Medicine and Art

Surface and Depth, Medicine and Art

By Stuart Johnson

A review of The Art of Medicine: Over 2,000 Years of Images and Imagination, by Julie Anderson, Emma Barnes, and Emma Shackleton (The University of Chicago Press, 2012)

 

Image from The Art of Medicine: Over 2,000 Years of Images and Imagination, by Julie Anderson, Emm Barnes and Emma Shackleton (The University of Chicago Press, 2012); images used courtesy of the Wellcome TrustThe title of this volume signals a useful ambiguity. Medicine is a science, or a scientific practice, but it is also an art in the sense that the application of scientific medical principles to individual cases requires judgment and imagination. In that sense, the book asks us to think about medicine as an art. The book does so by presenting us with images that are in the traditional forms of “art,” though the images in many cases are scientific images. “The Art of Medicine” is thus a collection of works of art about medicine, understood as itself an art. The juxtaposition of these concepts presents art that is scientific, and science that is artistic.

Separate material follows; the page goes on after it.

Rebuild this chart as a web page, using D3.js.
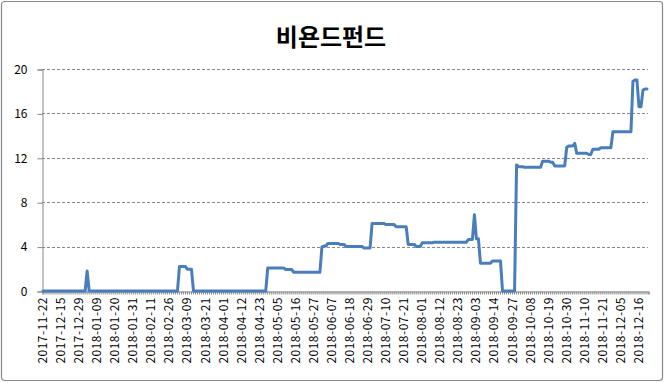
<!DOCTYPE html>
<html>
<head>
<meta charset="utf-8">
<script src="https://cdn.jsdelivr.net/npm/d3@7"></script>
<style>
  html, body { margin: 0; padding: 0; background: #fff; }
  svg { display: block; }
</style>
</head>
<body>
<script>
const title = "비욘드펀드";
const tickLabels = ["2017-11-22","2017-12-15","2017-12-29","2018-01-09","2018-01-20","2018-01-31","2018-02-11","2018-02-26","2018-03-09","2018-03-21","2018-04-01","2018-04-12","2018-04-23","2018-05-05","2018-05-16","2018-05-27","2018-06-07","2018-06-18","2018-06-29","2018-07-10","2018-07-21","2018-08-01","2018-08-12","2018-08-23","2018-09-03","2018-09-14","2018-09-27","2018-10-08","2018-10-19","2018-10-30","2018-11-10","2018-11-21","2018-12-05","2018-12-16"];
const labelEvery = 9;
const yTicks = [0, 4, 8, 12, 16, 20];
const values = [
  0,0,0,0,0,0,0,0,0,0, 0,0,0,0,0,0,0,0,0,0, 0,0,
  1.8,
  0,0,0,0,0,0,0,0,0,0, 0,0,0,0,0,0,0,0,0,0, 0,0,0,0,0,0,0,0,0,0, 0,0,0,0,0,0,0,0,0,0, 0,0,0,0,0,
  2.2,2.2,2.2,2.2,
  1.95,1.95,1.95,
  0,0,0,0,0,0,0,0,0,0, 0,0,0,0,0,0,0,0,0,0, 0,0,0,0,0,0,0,0,0,0, 0,0,0,0,0,0,0,
  2.07,2.07,2.07,2.07,2.07,2.07,2.07,2.07,2.07,
  1.93,1.93,1.93,1.93,
  1.68,1.68,1.68,1.68,1.68,1.68,1.68,1.68,1.68,1.68,1.68,1.68,1.68,1.68,
  3.98,
  4.05,4.05,
  4.28,4.28,4.28,4.28,4.28,4.28,
  4.2,4.2,4.2,
  4.0,4.0,4.0,4.0,4.0,4.0,4.0,4.0,4.0,
  3.88,3.88,3.88,3.88,
  6.07,6.07,6.07,6.07,6.07,6.07,6.07,
  5.98,5.98,5.98,5.98,5.98,
  5.78,5.78,5.78,5.78,5.78,5.78,
  4.2,4.2,4.2,4.2,
  4.0,4.0,4.0,
  4.35,4.35,4.35,4.35,4.35,4.35,
  4.4,4.4,4.4,4.4,4.4,4.4,4.4,4.4,4.4,4.4,4.4,4.4,4.4,4.4,4.4,4.4,4.4,
  4.65,4.65,4.65,
  6.87,
  4.7,4.7,
  2.5,2.5,2.5,2.5,2.5,2.5,
  2.7,2.7,2.7,2.7,2.7,
  0,0,0,0,0,0,0,
  11.36,
  11.2,11.2,11.2,
  11.15,11.15,11.15,11.15,11.15,11.15,11.15,11.15,11.15,
  11.7,11.7,11.7,11.7,
  11.6,11.6,
  11.27,11.27,11.27,11.27,11.27,11.27,
  12.95,
  13.07,13.07,13.07,
  13.3,
  12.4,12.4,12.4,12.4,12.4,12.4,
  12.3,12.3,
  12.77,12.77,12.77,12.77,
  12.9,12.9,12.9,12.9,12.9,12.9,
  14.34,14.34,14.34,14.34,14.34,14.34,14.34,14.34,14.34,14.34,
  18.9,
  19.0,19.0,
  16.6,16.6,
  18.1,
  18.2,18.2
];

const W = 664, H = 383;
const plot = {left: 42, right: 648, top: 69, bottom: 291};
const n = values.length;
const font = "'Noto Sans CJK KR', 'Noto Sans', sans-serif";

const svg = d3.select("body").append("svg").attr("width", W).attr("height", H);
svg.append("rect").attr("width", W).attr("height", H).attr("fill", "#fff");
svg.append("rect").attr("x", 1.5).attr("y", 1.5).attr("width", W - 3).attr("height", H - 4)
  .attr("rx", 3).attr("fill", "none").attr("stroke", "#888").attr("stroke-width", 1.2);

const x = d3.scaleLinear().domain([0, n]).range([plot.left, plot.right]);
const y = d3.scaleLinear().domain([0, 20]).range([plot.bottom, plot.top]);

// gridlines
svg.append("g").selectAll("line").data(yTicks.filter(d => d > 0)).join("line")
  .attr("x1", plot.left).attr("x2", plot.right)
  .attr("y1", d => Math.round(y(d)) + 0.5).attr("y2", d => Math.round(y(d)) + 0.5)
  .attr("stroke", "#878787").attr("stroke-width", 1).attr("stroke-dasharray", "3,2");

// y axis
const yAxis = d3.axisLeft(y).tickValues(yTicks).tickSize(5).tickPadding(10);
const gy = svg.append("g").attr("transform", `translate(${plot.left + 0.5},0.5)`).call(yAxis);
gy.select(".domain").attr("stroke", "#878787");
gy.selectAll(".tick line").attr("stroke", "#878787");
gy.selectAll(".tick text").attr("font-family", font).attr("font-size", 12).attr("fill", "#000");

// x axis: tick at every category boundary, labels every labelEvery categories
const xTickVals = d3.range(n + 1);
const xAxis = d3.axisBottom(x).tickValues(xTickVals).tickSize(3).tickFormat("");
const gx = svg.append("g").attr("transform", `translate(0.5,${plot.bottom + 0.5})`).call(xAxis);
gx.select(".domain").attr("stroke", "#878787");
gx.selectAll(".tick line").attr("stroke", "#878787");

svg.append("g").selectAll("text").data(tickLabels).join("text")
  .attr("transform", (d, i) => `translate(${x(i * labelEvery + 0.5) + 4},${plot.bottom + 6}) rotate(-90)`)
  .attr("text-anchor", "end")
  .attr("letter-spacing", 0.5)
  .attr("font-family", font).attr("font-size", 12).attr("fill", "#000")
  .text(d => d);

// line
const line = d3.line().x((d, i) => x(i + 0.5)).y(d => y(d)).curve(d3.curveLinear);
svg.append("path").datum(values).attr("d", line)
  .attr("fill", "none").attr("stroke", "#4a7ebb").attr("stroke-width", 3)
  .attr("stroke-linejoin", "round").attr("stroke-linecap", "round");

// title
svg.append("text").attr("x", 331).attr("y", 46).attr("text-anchor", "middle")
  .attr("font-family", font).attr("font-weight", "bold").attr("font-size", 24).attr("fill", "#000")
  .text(title);
</script>
</body>
</html>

The book collects works from the collection of Sir Henry Wellcome, amassed by the co-founder of the Borroughs Wellcome drug company. The images date primarily from the time after the acceptance in the fourteenth century of human dissection for the study of anatomy. Although Sir Henry died in 1936, the collection as represented in this book continues to grow, including digital art and images from technologies such as electron micrographs.

The book begins historically, following the development of medical approaches to the body and the development of the science of anatomy. The first chapter is wonderfully named “Mapping the Body.” In the same way that a geographical body is overlaid by the mapmaker’s markings, here the underlying image is the human body, almost as a blank “canvas,” and the artists or investigators overlay the body with a wide array of markers.

Many of the images in this book are images of various kinds of writing on the body. The early anatomy illustrations show bodies overwritten with labels of various body parts and components. Images from acupuncture show different approaches to labeling body pathways. Particularly striking is what the collection calls “Wound Man,” showing a man with wounds to various parts of his body, caused by assorted weapons (knives, arrows, clubs).[*] The weapons are still implanted, reminiscent of paintings of St. Sebastian pierced with arrows. This rather grisly image was intended as a cheat sheet for doctors, showing the wounds and their causes and possible treatments. But it also evokes a rich tradition of Christian iconography – depictions of martyrs similarly pierced and broken. The idea of writing on the body is reversed in the images from physiognomy, where the face itself is the writing, indicating the personality type of its bearer.

A curious aspect of some of these images is the rendition of the subject as both specimen and living person. One view of a woman’s back muscles by Jacques-Fabien Gautier d’Agoty (dated 1745-46) shows a woman with the skin of her back flayed and folded to the sides, but she is presented as fully alive and even perhaps flirtatiously glancing back towards the viewer. Similarly, the works of Andreas Vesalius, a highly influential anatomist who flourished in the sixteenth century, are illustrated by engravings of “muscle men” or skeletons in fully natural settings. A skeleton stands with legs crossed at the knees, leaning on his cocked hand, contemplating a skull.

Repeatedly, the dynamic is a back-and-forth between surface and depth. The desire – the scientific project – is to reveal what is beneath the surface, and that is done either by opening up the surface – as in the flayed and dissected bodies – or by marking on the surface what is supposed to lie beneath. For the medical practitioner, it is the inside of the body that matters. But the images keep returning us to the surface – the exterior of the body, which is the point of interaction with the world and the site where meaning is generated.

The most strikingly beautiful images may be the most purely scientific in origin – photos of pathology specimens at extremely high magnification. In these images, the mere fact of extreme magnification transforms the specimens into strange and wondrous images, while still remaining tied to their reality as disease-causing organisms.

This is only a hint at the variety of works in this collection. We see scenes of medical treatment in various cultures and contexts (war hospitals, religious healings, deathbed services, caricatures). We have images of quackery, iconic diseases such as cholera, smallpox, colds and STDs, herbal medicine and mental illness. All of the images are presented with general commentary and specific identification. In each case the commentary is enough to provide context and orientation, but it is winningly modest. The book does not have an argument or a theory to advance, but the interplay of its images displays a search for a kind of truth that is both inside and outside, surface and depth, science and art.

Stuart Johnson is an attorney practicing in Charlotte, North Carolina.

 

[*] Zeteo thanks the Wellcome Trust for permission to reproduce the image here.